32. It was argued in the end that the accused was not being prosecuted for an offence under Section 7 of the Criminal Law Amendment Act of 1932 but for the abetment of that offence and since it was not an offence under the Indian Penal Code or under a special law as defined in Section 41, Indian Penal Code, the abetment of the same was not punishable. Having heard the learned Counsel for the appellant and the learned Advocate-General on this point, there is no doubt in our minds that the Criminal Law Amendment Act falls well within the definition of special law as defined in Section 41, Indian Penal Code. A special law has been defined in the Code as being applicable to a particular subject. The Indian Penal Code was passed in 1861 and attempted to define the offences which were according to the then prevailing state or conditions of the society considered to be punishable. After all it presented the minimum which could be expected to be observed by the citizens of the state at the time. It is only natural that with the growth of new ideas and development of new conditions, new circumstances would come into being calling for protection and new acts would have to be brought within the list and declared as offences. This could only be done by either amending the Indian Penal Code or passing Local or Special Laws. If it were required to deal with a special class of cases and if it were considered advisable not to amend the Indian Penal Code, but to pass a separate Act for the purpose, the Act would fall within the definition of Special Law as defined by Section 41, Indian Penal Code and an abetment of the same would be punishable under Chapter V of the Penal Code.

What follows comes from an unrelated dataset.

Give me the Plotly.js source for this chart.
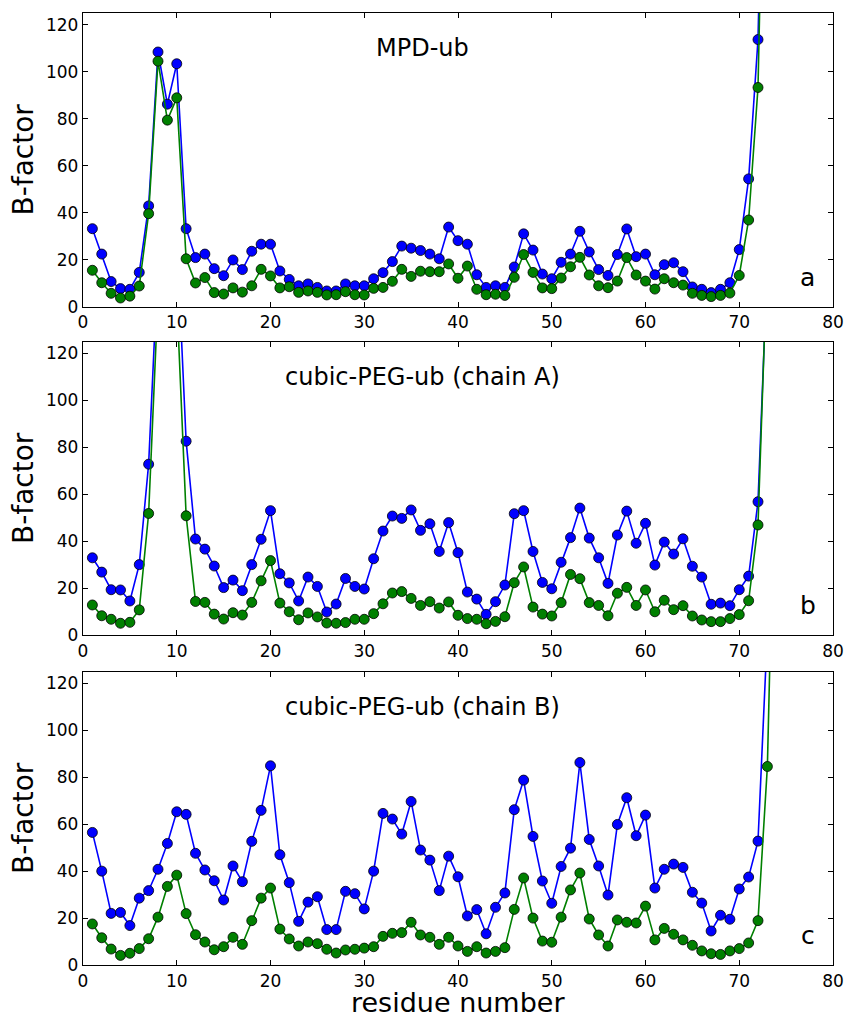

33. Reliance was placed by the learned Counsel for the petitioner on a number of cases and he attempted to show that when certain acts did not fall within the definition of an offence under the Penal Code, their abetment would not be punishable. This is obvious. But as we are holding the Criminal Law Amendment Act to be a Special Law within the meaning of Section 41, Indian Penal Code, no useful purpose would be served by examining the cases cited on behalf of the appellant in detail.